## Material
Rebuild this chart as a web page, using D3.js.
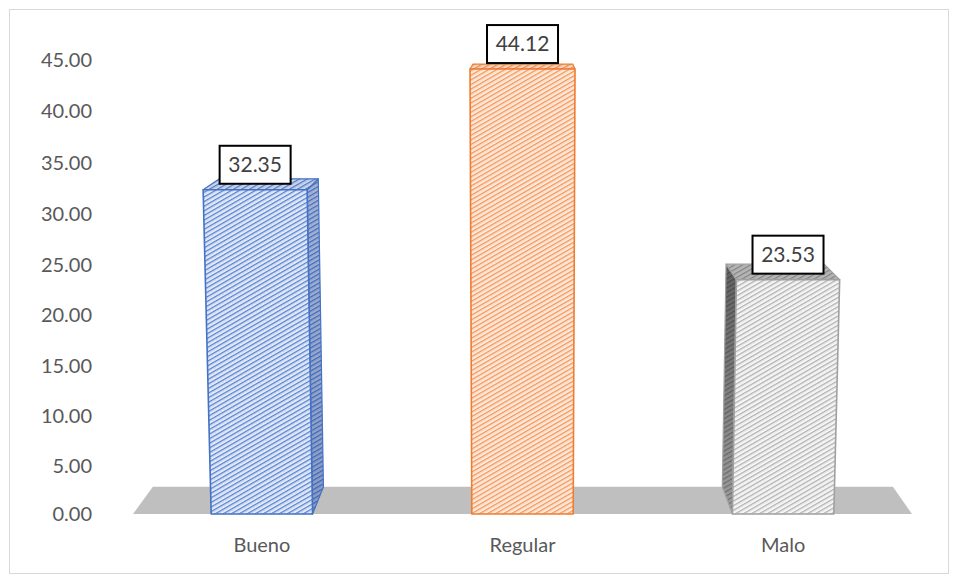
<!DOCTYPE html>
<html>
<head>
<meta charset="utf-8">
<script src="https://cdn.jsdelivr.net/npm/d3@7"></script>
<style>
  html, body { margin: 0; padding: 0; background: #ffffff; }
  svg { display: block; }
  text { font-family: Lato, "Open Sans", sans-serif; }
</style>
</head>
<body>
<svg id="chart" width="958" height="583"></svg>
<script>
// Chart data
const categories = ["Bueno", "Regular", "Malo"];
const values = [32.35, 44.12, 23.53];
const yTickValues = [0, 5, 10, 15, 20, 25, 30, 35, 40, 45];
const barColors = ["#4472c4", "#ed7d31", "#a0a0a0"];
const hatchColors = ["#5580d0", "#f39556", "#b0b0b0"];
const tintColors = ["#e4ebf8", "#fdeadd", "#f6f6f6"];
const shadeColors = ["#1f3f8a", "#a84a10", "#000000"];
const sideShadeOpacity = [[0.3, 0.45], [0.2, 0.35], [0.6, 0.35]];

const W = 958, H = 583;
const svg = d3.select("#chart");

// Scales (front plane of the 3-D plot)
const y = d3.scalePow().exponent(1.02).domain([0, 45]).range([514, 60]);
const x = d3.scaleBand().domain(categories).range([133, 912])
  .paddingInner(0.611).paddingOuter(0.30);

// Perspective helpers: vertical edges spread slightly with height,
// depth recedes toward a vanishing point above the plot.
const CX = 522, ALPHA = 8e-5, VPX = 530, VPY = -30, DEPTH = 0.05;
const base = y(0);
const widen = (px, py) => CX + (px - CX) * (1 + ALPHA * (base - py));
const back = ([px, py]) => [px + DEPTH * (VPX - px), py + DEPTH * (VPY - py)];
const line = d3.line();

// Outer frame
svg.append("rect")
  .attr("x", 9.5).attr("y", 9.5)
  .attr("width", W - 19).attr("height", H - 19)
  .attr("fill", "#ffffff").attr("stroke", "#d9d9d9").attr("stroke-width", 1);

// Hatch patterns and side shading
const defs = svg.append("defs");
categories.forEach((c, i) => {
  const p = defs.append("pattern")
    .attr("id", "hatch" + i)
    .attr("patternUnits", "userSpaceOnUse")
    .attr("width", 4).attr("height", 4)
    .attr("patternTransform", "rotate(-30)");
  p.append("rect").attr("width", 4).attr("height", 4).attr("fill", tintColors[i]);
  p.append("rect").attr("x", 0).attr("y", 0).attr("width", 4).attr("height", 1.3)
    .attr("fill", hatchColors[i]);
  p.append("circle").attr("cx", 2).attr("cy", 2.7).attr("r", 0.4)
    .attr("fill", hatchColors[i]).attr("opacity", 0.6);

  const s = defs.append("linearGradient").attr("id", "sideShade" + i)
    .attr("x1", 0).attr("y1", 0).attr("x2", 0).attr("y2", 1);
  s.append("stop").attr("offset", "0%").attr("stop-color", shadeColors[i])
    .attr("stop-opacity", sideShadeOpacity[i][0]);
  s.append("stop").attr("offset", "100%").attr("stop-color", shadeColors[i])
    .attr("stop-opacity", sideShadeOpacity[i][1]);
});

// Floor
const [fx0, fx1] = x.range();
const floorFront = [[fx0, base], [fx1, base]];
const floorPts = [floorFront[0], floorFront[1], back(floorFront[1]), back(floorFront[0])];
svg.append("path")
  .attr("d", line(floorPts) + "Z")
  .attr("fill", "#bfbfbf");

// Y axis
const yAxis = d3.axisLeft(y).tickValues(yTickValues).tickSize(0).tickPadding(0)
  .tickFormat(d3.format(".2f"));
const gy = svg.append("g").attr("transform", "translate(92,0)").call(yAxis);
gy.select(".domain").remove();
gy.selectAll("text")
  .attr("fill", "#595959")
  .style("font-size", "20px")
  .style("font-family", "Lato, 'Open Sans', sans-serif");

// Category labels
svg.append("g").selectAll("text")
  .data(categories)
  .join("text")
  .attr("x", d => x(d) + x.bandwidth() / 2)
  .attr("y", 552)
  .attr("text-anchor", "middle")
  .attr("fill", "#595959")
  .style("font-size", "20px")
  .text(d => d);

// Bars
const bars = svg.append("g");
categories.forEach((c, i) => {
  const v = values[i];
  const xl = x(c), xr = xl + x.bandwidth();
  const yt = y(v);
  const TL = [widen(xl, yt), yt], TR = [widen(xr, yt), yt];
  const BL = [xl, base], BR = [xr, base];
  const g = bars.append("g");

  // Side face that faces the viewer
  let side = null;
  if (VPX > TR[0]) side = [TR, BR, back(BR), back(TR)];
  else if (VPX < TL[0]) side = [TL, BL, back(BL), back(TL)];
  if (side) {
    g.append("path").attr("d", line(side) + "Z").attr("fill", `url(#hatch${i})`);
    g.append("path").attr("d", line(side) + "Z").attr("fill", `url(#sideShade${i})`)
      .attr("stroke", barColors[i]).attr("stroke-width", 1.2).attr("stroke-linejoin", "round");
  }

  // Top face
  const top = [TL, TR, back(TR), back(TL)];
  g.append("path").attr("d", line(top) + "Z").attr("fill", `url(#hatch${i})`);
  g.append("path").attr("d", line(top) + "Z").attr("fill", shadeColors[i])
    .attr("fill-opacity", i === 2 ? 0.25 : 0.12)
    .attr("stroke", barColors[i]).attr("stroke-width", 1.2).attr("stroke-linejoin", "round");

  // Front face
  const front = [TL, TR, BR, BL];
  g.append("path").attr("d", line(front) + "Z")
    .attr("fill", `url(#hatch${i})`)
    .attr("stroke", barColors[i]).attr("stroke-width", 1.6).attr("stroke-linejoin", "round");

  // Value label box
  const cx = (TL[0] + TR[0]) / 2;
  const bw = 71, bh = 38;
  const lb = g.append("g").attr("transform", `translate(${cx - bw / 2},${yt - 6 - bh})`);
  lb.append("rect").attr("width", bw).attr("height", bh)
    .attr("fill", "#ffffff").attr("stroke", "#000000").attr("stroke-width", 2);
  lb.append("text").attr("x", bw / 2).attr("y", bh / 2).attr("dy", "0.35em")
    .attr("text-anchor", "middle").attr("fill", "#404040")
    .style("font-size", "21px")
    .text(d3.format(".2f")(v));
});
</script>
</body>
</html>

## Aim
From the material above, copy everything exactly but the pictures.

## Exercise answer
Rebuild this chart as a web page, using D3.js.
<!DOCTYPE html>
<html>
<head>
<meta charset="utf-8">
<script src="https://cdn.jsdelivr.net/npm/d3@7"></script>
<style>
  html, body { margin: 0; padding: 0; background: #ffffff; }
  svg { display: block; }
  text { font-family: Lato, "Open Sans", sans-serif; }
</style>
</head>
<body>
<svg id="chart" width="958" height="583"></svg>
<script>
// Chart data
const categories = ["Bueno", "Regular", "Malo"];
const values = [32.35, 44.12, 23.53];
const yTickValues = [0, 5, 10, 15, 20, 25, 30, 35, 40, 45];
const barColors = ["#4472c4", "#ed7d31", "#a0a0a0"];
const hatchColors = ["#5580d0", "#f39556", "#b0b0b0"];
const tintColors = ["#e4ebf8", "#fdeadd", "#f6f6f6"];
const shadeColors = ["#1f3f8a", "#a84a10", "#000000"];
const sideShadeOpacity = [[0.3, 0.45], [0.2, 0.35], [0.6, 0.35]];

const W = 958, H = 583;
const svg = d3.select("#chart");

// Scales (front plane of the 3-D plot)
const y = d3.scalePow().exponent(1.02).domain([0, 45]).range([514, 60]);
const x = d3.scaleBand().domain(categories).range([133, 912])
  .paddingInner(0.611).paddingOuter(0.30);

// Perspective helpers: vertical edges spread slightly with height,
// depth recedes toward a vanishing point above the plot.
const CX = 522, ALPHA = 8e-5, VPX = 530, VPY = -30, DEPTH = 0.05;
const base = y(0);
const widen = (px, py) => CX + (px - CX) * (1 + ALPHA * (base - py));
const back = ([px, py]) => [px + DEPTH * (VPX - px), py + DEPTH * (VPY - py)];
const line = d3.line();

// Outer frame
svg.append("rect")
  .attr("x", 9.5).attr("y", 9.5)
  .attr("width", W - 19).attr("height", H - 19)
  .attr("fill", "#ffffff").attr("stroke", "#d9d9d9").attr("stroke-width", 1);

// Hatch patterns and side shading
const defs = svg.append("defs");
categories.forEach((c, i) => {
  const p = defs.append("pattern")
    .attr("id", "hatch" + i)
    .attr("patternUnits", "userSpaceOnUse")
    .attr("width", 4).attr("height", 4)
    .attr("patternTransform", "rotate(-30)");
  p.append("rect").attr("width", 4).attr("height", 4).attr("fill", tintColors[i]);
  p.append("rect").attr("x", 0).attr("y", 0).attr("width", 4).attr("height", 1.3)
    .attr("fill", hatchColors[i]);
  p.append("circle").attr("cx", 2).attr("cy", 2.7).attr("r", 0.4)
    .attr("fill", hatchColors[i]).attr("opacity", 0.6);

  const s = defs.append("linearGradient").attr("id", "sideShade" + i)
    .attr("x1", 0).attr("y1", 0).attr("x2", 0).attr("y2", 1);
  s.append("stop").attr("offset", "0%").attr("stop-color", shadeColors[i])
    .attr("stop-opacity", sideShadeOpacity[i][0]);
  s.append("stop").attr("offset", "100%").attr("stop-color", shadeColors[i])
    .attr("stop-opacity", sideShadeOpacity[i][1]);
});

// Floor
const [fx0, fx1] = x.range();
const floorFront = [[fx0, base], [fx1, base]];
const floorPts = [floorFront[0], floorFront[1], back(floorFront[1]), back(floorFront[0])];
svg.append("path")
  .attr("d", line(floorPts) + "Z")
  .attr("fill", "#bfbfbf");

// Y axis
const yAxis = d3.axisLeft(y).tickValues(yTickValues).tickSize(0).tickPadding(0)
  .tickFormat(d3.format(".2f"));
const gy = svg.append("g").attr("transform", "translate(92,0)").call(yAxis);
gy.select(".domain").remove();
gy.selectAll("text")
  .attr("fill", "#595959")
  .style("font-size", "20px")
  .style("font-family", "Lato, 'Open Sans', sans-serif");

// Category labels
svg.append("g").selectAll("text")
  .data(categories)
  .join("text")
  .attr("x", d => x(d) + x.bandwidth() / 2)
  .attr("y", 552)
  .attr("text-anchor", "middle")
  .attr("fill", "#595959")
  .style("font-size", "20px")
  .text(d => d);

// Bars
const bars = svg.append("g");
categories.forEach((c, i) => {
  const v = values[i];
  const xl = x(c), xr = xl + x.bandwidth();
  const yt = y(v);
  const TL = [widen(xl, yt), yt], TR = [widen(xr, yt), yt];
  const BL = [xl, base], BR = [xr, base];
  const g = bars.append("g");

  // Side face that faces the viewer
  let side = null;
  if (VPX > TR[0]) side = [TR, BR, back(BR), back(TR)];
  else if (VPX < TL[0]) side = [TL, BL, back(BL), back(TL)];
  if (side) {
    g.append("path").attr("d", line(side) + "Z").attr("fill", `url(#hatch${i})`);
    g.append("path").attr("d", line(side) + "Z").attr("fill", `url(#sideShade${i})`)
      .attr("stroke", barColors[i]).attr("stroke-width", 1.2).attr("stroke-linejoin", "round");
  }

  // Top face
  const top = [TL, TR, back(TR), back(TL)];
  g.append("path").attr("d", line(top) + "Z").attr("fill", `url(#hatch${i})`);
  g.append("path").attr("d", line(top) + "Z").attr("fill", shadeColors[i])
    .attr("fill-opacity", i === 2 ? 0.25 : 0.12)
    .attr("stroke", barColors[i]).attr("stroke-width", 1.2).attr("stroke-linejoin", "round");

  // Front face
  const front = [TL, TR, BR, BL];
  g.append("path").attr("d", line(front) + "Z")
    .attr("fill", `url(#hatch${i})`)
    .attr("stroke", barColors[i]).attr("stroke-width", 1.6).attr("stroke-linejoin", "round");

  // Value label box
  const cx = (TL[0] + TR[0]) / 2;
  const bw = 71, bh = 38;
  const lb = g.append("g").attr("transform", `translate(${cx - bw / 2},${yt - 6 - bh})`);
  lb.append("rect").attr("width", bw).attr("height", bh)
    .attr("fill", "#ffffff").attr("stroke", "#000000").attr("stroke-width", 2);
  lb.append("text").attr("x", bw / 2).attr("y", bh / 2).attr("dy", "0.35em")
    .attr("text-anchor", "middle").attr("fill", "#404040")
    .style("font-size", "21px")
    .text(d3.format(".2f")(v));
});
</script>
</body>
</html>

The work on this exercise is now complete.